YOUR INSTRUCTIONS
Copy exactly the lines from the start of the material through the line with "import plotly.graph_objects as go". Pictures stay out of the copy.

INFORMATION SUPPLIED
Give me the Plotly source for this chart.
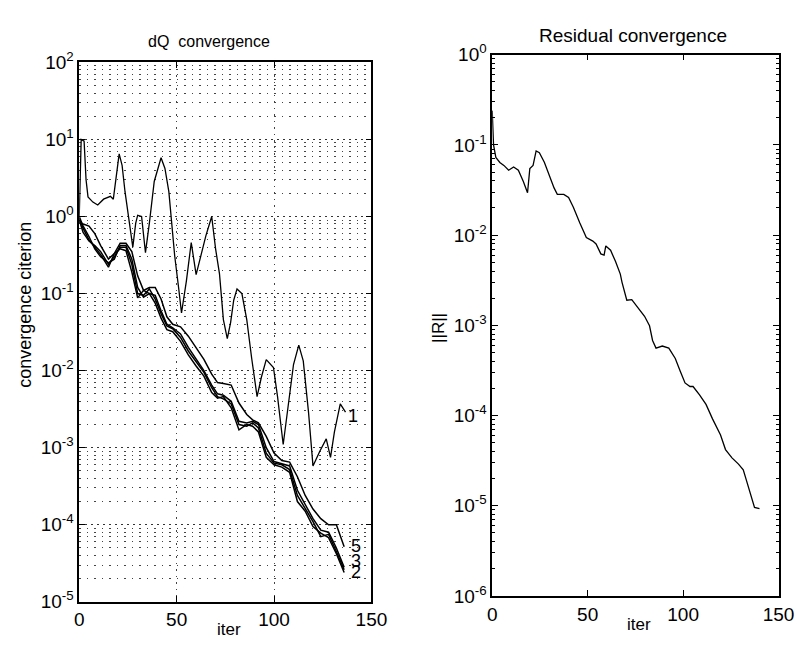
import plotly.graph_objects as go

# ---------------- data ----------------
# dQ convergence, curve 1 (oscillating)
c1_iter = [0, 1, 2.5, 3.5, 4.5, 7, 9.5, 12.5, 16, 17.5, 20.5, 22, 23.5, 25, 27.5, 29, 30, 32, 34, 36,
           38.5, 42, 44, 46, 47.5, 49, 51, 52.5, 55, 57.5, 60, 62.5, 65, 68, 70, 72, 74, 76, 77.7, 79.3,
           81, 83.5, 86, 88.5, 91.3, 93.5, 96, 99.7, 101.8, 104.7, 107.7, 110, 112.7, 115, 117.7, 120,
           123.5, 126.8, 129, 131, 134, 136.7]
c1_val = [1.0, 10.0, 9.5, 3.0, 1.8, 1.54, 1.41, 1.68, 1.83, 1.68, 6.5, 4.6, 2.1, 1.1, 0.4, 0.82, 1.04, 1.0, 0.34, 0.82,
          2.85, 5.8, 4.2, 2.1, 0.82, 0.31, 0.12, 0.056, 0.145, 0.46, 0.176, 0.31, 0.56, 1.0, 0.38, 0.18, 0.046, 0.026, 0.042, 0.082,
          0.115, 0.1, 0.046, 0.0146, 0.0046, 0.0082, 0.0139, 0.011, 0.0046, 0.0011, 0.0046, 0.012, 0.0214, 0.0134, 0.0029, 0.00058,
          0.0009, 0.0013, 0.00075, 0.0016, 0.0037, 0.0029]

# dQ convergence, curves 2-5 (bundle)
bundle_iter = [0, 2, 5, 8, 11, 15, 18, 21, 24, 27, 30, 33, 36, 39, 42, 45, 48, 52, 56, 60,
               64, 68, 71, 74, 78, 82, 86, 89, 92, 96, 100, 104, 108, 112, 116, 120, 124, 128, 132, 136]
c2_val = [0.95, 0.7, 0.5, 0.4, 0.32, 0.22, 0.33, 0.38, 0.36, 0.19, 0.088, 0.11, 0.1, 0.075, 0.048, 0.034, 0.032, 0.024, 0.016, 0.0115,
          0.0085, 0.0052, 0.0044, 0.0046, 0.0033, 0.0017, 0.002, 0.0019, 0.0016, 0.00075, 0.0006, 0.00056, 0.00048, 0.0002, 0.00015,
          0.000095, 0.000078, 0.000068, 0.000042, 0.000024]
c3_val = [0.9, 0.62, 0.48, 0.42, 0.35, 0.24, 0.3, 0.4, 0.4, 0.24, 0.1, 0.095, 0.115, 0.085, 0.055, 0.038, 0.035, 0.027, 0.018, 0.013,
          0.0095, 0.006, 0.0046, 0.0043, 0.0037, 0.002, 0.0019, 0.0021, 0.0018, 0.00085, 0.00063, 0.0006, 0.00052, 0.00024, 0.00016,
          0.00011, 0.00007, 0.000075, 0.000045, 0.000026]
c4_val = [1.0, 0.75, 0.55, 0.38, 0.3, 0.25, 0.28, 0.42, 0.42, 0.28, 0.12, 0.09, 0.1, 0.095, 0.06, 0.04, 0.036, 0.03, 0.02, 0.014,
          0.01, 0.0065, 0.005, 0.0048, 0.004, 0.0022, 0.0021, 0.0022, 0.002, 0.001, 0.00066, 0.00062, 0.00058, 0.00028, 0.00018,
          0.00012, 0.000085, 0.00008, 0.00005, 0.000028]
c5_val = [0.85, 0.8, 0.75, 0.6, 0.42, 0.28, 0.33, 0.45, 0.45, 0.35, 0.17, 0.11, 0.12, 0.12, 0.085, 0.05, 0.04, 0.037, 0.028, 0.02,
          0.014, 0.009, 0.007, 0.0068, 0.0065, 0.0038, 0.0027, 0.0023, 0.0021, 0.0014, 0.00085, 0.00068, 0.00065, 0.00042, 0.00024,
          0.00016, 0.00012, 0.0001, 0.0001, 0.000052]

# Residual convergence
res_iter = [0, 0.7, 1.9, 4, 6.1, 8.6, 11.2, 13.7, 16.3, 18.5, 19.7, 21.4, 23.0, 24.7, 27.3, 29.8, 32.4, 34.1, 37.5, 40,
            42.5, 45.9, 49.3, 52.7, 54.4, 56.9, 58.6, 59.5, 62.0, 64.6, 67.1, 68.0, 70.5, 73.1, 76.4, 79.8, 82.4, 84.0,
            85.8, 89.1, 92.5, 95.9, 98.5, 101.0, 103.6, 105.2, 108.6, 112.0, 115.4, 118.8, 119.6, 122.2, 125.6, 129.0,
            131.5, 133.2, 135.7, 137.4, 140.0]
res_val = [0.24, 0.1, 0.0727, 0.064, 0.0593, 0.0524, 0.0569, 0.0524, 0.0394, 0.0295, 0.0546, 0.0593, 0.0857, 0.0822, 0.0643,
           0.0463, 0.0334, 0.0283, 0.0283, 0.0261, 0.0204, 0.0136, 0.0094, 0.0086, 0.0080, 0.0062, 0.0060, 0.0076, 0.0068,
           0.0051, 0.0037, 0.0030, 0.0019, 0.00193, 0.00155, 0.00126, 0.00099, 0.00068, 0.00056, 0.00059, 0.00056, 0.00043,
           0.00031, 0.00023, 0.00021, 0.00021, 0.00017, 0.000133, 0.000092, 0.000066, 0.000061, 0.000042, 0.000034,
           0.000029, 0.000025, 0.000019, 0.0000129, 0.0000096, 0.0000093]

x_ticks = [0, 50, 100, 150]
x_ticktext = ["0", "50", "100", "150"]
y1_exps = [-5, -4, -3, -2, -1, 0, 1, 2]
y2_exps = [-6, -5, -4, -3, -2, -1, 0]
y1_ticktext = ["10<sup>%d</sup>" % e for e in y1_exps]
y2_ticktext = ["10<sup>%d</sup>" % e for e in y2_exps]
curve_labels = ["1", "5", "3", "2"]

# ---------------- figure ----------------
W, H = 808, 652
FONT = "Liberation Sans, Arial, sans-serif"
fig = go.Figure()

line_style = dict(color="black", width=1.3)
fig.add_trace(go.Scatter(x=c1_iter, y=c1_val, mode="lines", line=line_style, xaxis="x", yaxis="y", showlegend=False))
for vals in (c2_val, c3_val, c4_val, c5_val):
    fig.add_trace(go.Scatter(x=bundle_iter, y=vals, mode="lines", line=dict(color="black", width=1.5),
                             xaxis="x", yaxis="y", showlegend=False))
fig.add_trace(go.Scatter(x=res_iter, y=res_val, mode="lines", line=line_style, xaxis="x2", yaxis="y2", showlegend=False))

minor1 = [m * 10.0 ** e for e in y1_exps[:-1] for m in range(2, 10)]
minor2 = [m * 10.0 ** e for e in y2_exps[:-1] for m in range(2, 10)]

tickfont = dict(family=FONT, size=19, color="black")
common_x = dict(range=[0, 150], tickmode="array", tickvals=x_ticks, ticktext=x_ticktext, ticks="inside", ticklen=6,
                tickcolor="black", showline=True, linecolor="black", linewidth=1.5, mirror="ticks",
                zeroline=False, tickfont=tickfont)
common_y = dict(type="log", ticks="inside", ticklen=6, tickcolor="black", showline=True, linecolor="black",
                linewidth=1.5, mirror="ticks", zeroline=False, tickfont=tickfont, tickmode="array")

fig.update_layout(
    width=W, height=H, margin=dict(l=0, r=0, t=0, b=0),
    paper_bgcolor="white", plot_bgcolor="white",
    xaxis=dict(domain=[68 / W, 368 / W], anchor="y", showgrid=True, gridcolor="#444",
               griddash="1.5px,5px", gridwidth=1, **common_x),
    yaxis=dict(domain=[1 - 603 / H, 1 - 43 / H], anchor="x", range=[-5, 2],
               tickvals=[10.0 ** e for e in y1_exps], ticktext=y1_ticktext,
               showgrid=True, gridcolor="#333", griddash="2px,4px", gridwidth=1,
               minor=dict(tickmode="array", tickvals=minor1, ticks="", showgrid=True,
                          gridcolor="#444", griddash="1.5px,6px", gridwidth=1),
               **common_y),
    xaxis2=dict(domain=[492 / W, 786 / W], anchor="y2", showgrid=False, **common_x),
    yaxis2=dict(domain=[1 - 597 / H, 1 - 35 / H], anchor="x2", range=[-6, 0],
                tickvals=[10.0 ** e for e in y2_exps], ticktext=y2_ticktext, showgrid=False,
                minor=dict(tickmode="array", tickvals=minor2, ticks="inside", ticklen=3, tickcolor="black",
                           showgrid=False),
                **common_y),
)

ann_font = dict(family=FONT, color="black")
anns = [
    dict(text="dQ  convergence", x=201 / W, y=1 - 21 / H, size=16),
    dict(text="Residual convergence", x=637 / W, y=1 - 15 / H, size=19),
    dict(text="iter", x=222 / W, y=1 - 632 / H, size=17),
    dict(text="iter", x=643 / W, y=1 - 627 / H, size=17),
]
for a in anns:
    fig.add_annotation(text=a["text"], x=a["x"], y=a["y"], xref="paper", yref="paper", showarrow=False,
                       xanchor="center", yanchor="middle", font=dict(size=a["size"], **ann_font))
fig.add_annotation(text="convergence citerion", x=12 / W, y=1 - 295 / H, xref="paper", yref="paper",
                   showarrow=False, textangle=-90, xanchor="center", yanchor="middle", font=dict(size=18, **ann_font))
fig.add_annotation(text="||R||", x=437 / W, y=1 - 319 / H, xref="paper", yref="paper",
                   showarrow=False, textangle=-90, xanchor="center", yanchor="middle", font=dict(size=17, **ann_font))

label_pos = [(137, -2.59), (138.5, -4.27), (138.5, -4.47), (138.5, -4.61)]
for txt, (lx, ly) in zip(curve_labels, label_pos):
    fig.add_annotation(text=txt, x=lx, y=ly, xref="x", yref="y", showarrow=False, xanchor="left",
                       yanchor="middle", font=dict(size=18, **ann_font))

fig.write_html("out.html")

EXERCISE ANSWER
Give me the Plotly source for this chart.
import plotly.graph_objects as go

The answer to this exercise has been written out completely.